This is a simple example, if you want to select the first element based on its id or class it is not much more difficult:

pagespace = soup.find(id="pagespace")
print(pagespace)
> <tr id="pagespace" style="height:10px" title=""></tr>

# class is a reserved keyword in Python, hence the '_'
athing = soup.find(class_="athing")
print(athing)
> <tr class="athing" id="22115671">
> ...

That is as simple.

And if you don't want the first matching element but all matching elements, just replace find by find_all.

This simple and elegant interface allows you to quickly write short and powerful Python snippets. For example, let's say that I want to extract all links in this page, and find the top 3 links that appears the most in the page, all I have to do is this:

from collections import Counter
all_hrefs = [a.get('href') for a in soup.find_all('a')]
top_3_links = Counter(all_hrefs).most_common(3)
print(top_3_links)
> [('from?site=github.com', 3), ('item?id=22115671', 2), ('item?id=22113827', 2)]

Advanced usage

BeautifulSoup is a great example of a library that is both easy to use and powerful. There is much more you can do to select elements, we won't cover those cases in this article but here are few examples of advanced things you can do with the relevant documentation links:

Select elements with regexp
Select elements with a custom function (links that have Google in it for example)
Iterating over siblings elements

We also only covered how to target elements but there is also a whole section about updating and writing HTML but again we won't cover it in this article.

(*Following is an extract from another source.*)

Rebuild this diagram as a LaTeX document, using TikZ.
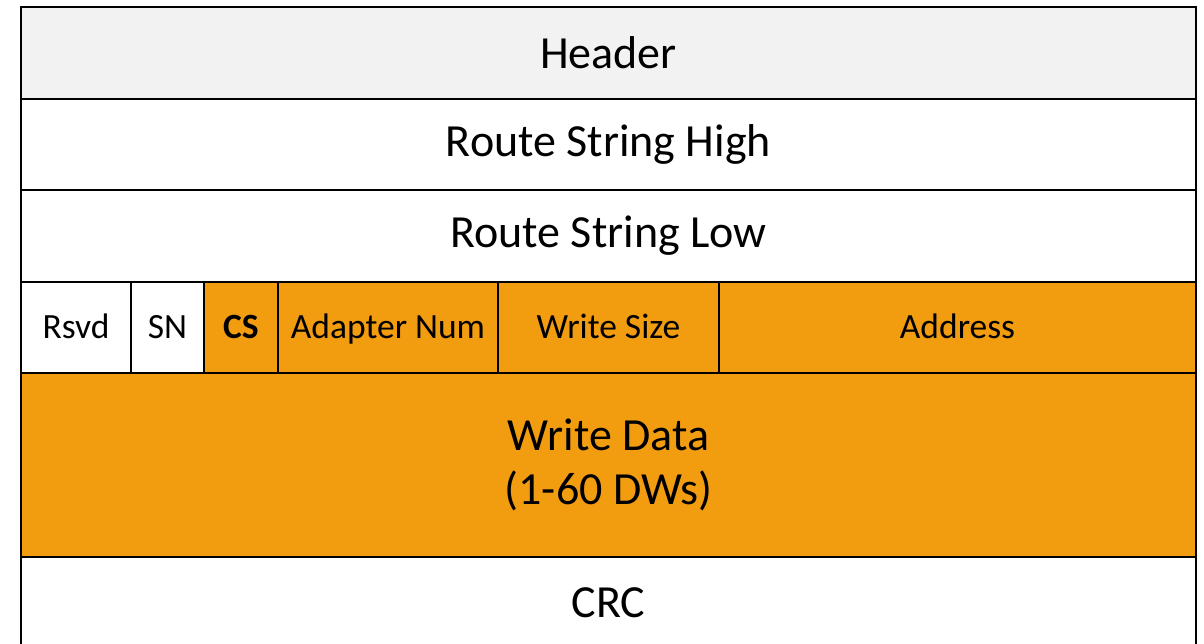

Let's now talk about CSS selectors

CSS selectors

But why learn about CSS selectors if BeautifulSoup can select all elements with its pre-made method ?

Well, you'll soon understand.

Hard dom

Sometimes the HTML document you'll work with won't have useful class and id. So to select elements with BS4 without relying on that information it can be quite verbose.

For example, let's say that you want to extract score of post in HN homepage and that you can't use class name or id in your code, here is how you could do it:

results = []
all_tr = soup.find_all('tr')
for tr in all_tr:
    if len(tr.contents) == 2:
        print(len(tr.contents[1]))
        if len(tr.contents[0].contents) == 0 and len(tr.contents[1].contents) == 13:
            points = tr.contents[1].text.split(' ')[0].strip()
            results.append(points)
print(results)
>['168', '80', '95', '344', '7', '84', '76', '2827', '247', '185', '91', '2025', '482', '68', '47', '37', '6', '89', '32', '17', '47', '1449', '25', '73', '35', '463', '44', '329', '738', '17']

Not that great right?

If you rely on CSS selectors, it becomes easier.

all_results = soup.select('td:nth-child(2) > span:nth-child(1)')
results = [r.text.split(' ')[0].strip() for r in all_results]
print(results)

>['168', '80', '95', '344', '7', '84', '76', '2827', '247', '185', '91', '2025', '482', '68', '47', '37', '6', '89', '32', '17', '47', '1449', '25', '73', '35', '463', '44', '329', '738', '17']

Much clearer and simpler right? Of course this example artificially hightlights the usefullness of the css selector but quickly, you will see that the dom structure of a page is more reliable than than the class name.

Easily debuggable

Another thing that makes CSS expression great for web scraping is that there are easily debuggable, I'll show you how. Open Chrome, your developers' tools, (left-click -> "Inspect"), click on the document panel and do "Ctrl-F or CMD-F" to be in search mode.

In the search bar, you'll be able to write any CSS expression you want and Chrome will find instantly all elements matching it.

Iterate over results by pressing Enter to check that you are correctly getting everything you need.

But what is great with Chrome is that it works the other way around too, you can also left click on an element, click "Copy -> Copy Selector" and your selector will be pasted in your clipboard.

Powerful

CSS selectors, and particularly pseudo-classes allow you to select any elements you want with only one simple string.

Child and descendants

You can select direct child and descendant with:

# all <p> directly inside and <a>
a > p

# all <p> descendant of an <a>
a p

And you can mix them together

a > p > .test .example > span

This will totally works

Siblings

This one is one of my favorites because it allows you to select elements based on the elements on the same level in the DOM hierarchy, hence the sibling expression.

#html example
<p>...</p>
<section>
    <p>...</p>
    <h2>...</h2>
    <p>This paragraph will be selected</p> (match h2 ~ p / h2 + p)
    <div>
        <p>...</p>
    </div>
    <p>This paragraph will be selected</p> (match h2 ~ p)
</section>

To select all p coming after an h2 you can use the h2 ~ p selector (it will match two p). You can also use h2 + p if you only want to select p coming directly after an h2 (it will match only one p)

Attribute selectors

Attribute selectors allow you to select element with particular attributes values, p[data-test="foo"] will match

<p data-test="foo"></p>

Position pseudo classes

If you want to select last p inside a section, you can also do it in "pure" CSS by leveraging position pseudo-classes. For this particular example, you just need this selector: section p:last-child(). If you want to learn more about this I suggest you take a look at this article

Maintainable code

I also personally think that CSS expressions are easier to maintain. For example at ScrapingBee, when we do custom web scraping tasks all our scripts begins like this:

    TITLE_SELECTOR = "title"
    SCORE_SELECTOR = "td:nth-child(2) > span:nth-child(1)"
    ...

It makes it easy and quick to fix scripts when DOM changes appear. The laziest way to do it is to simply copy/paste what Chrome gives you when you left-click on an element. If you do this be careful, Chrome tends to add a lot of useless selectors when you use this trick so do not hesitate to clear them a bit before using them in your script.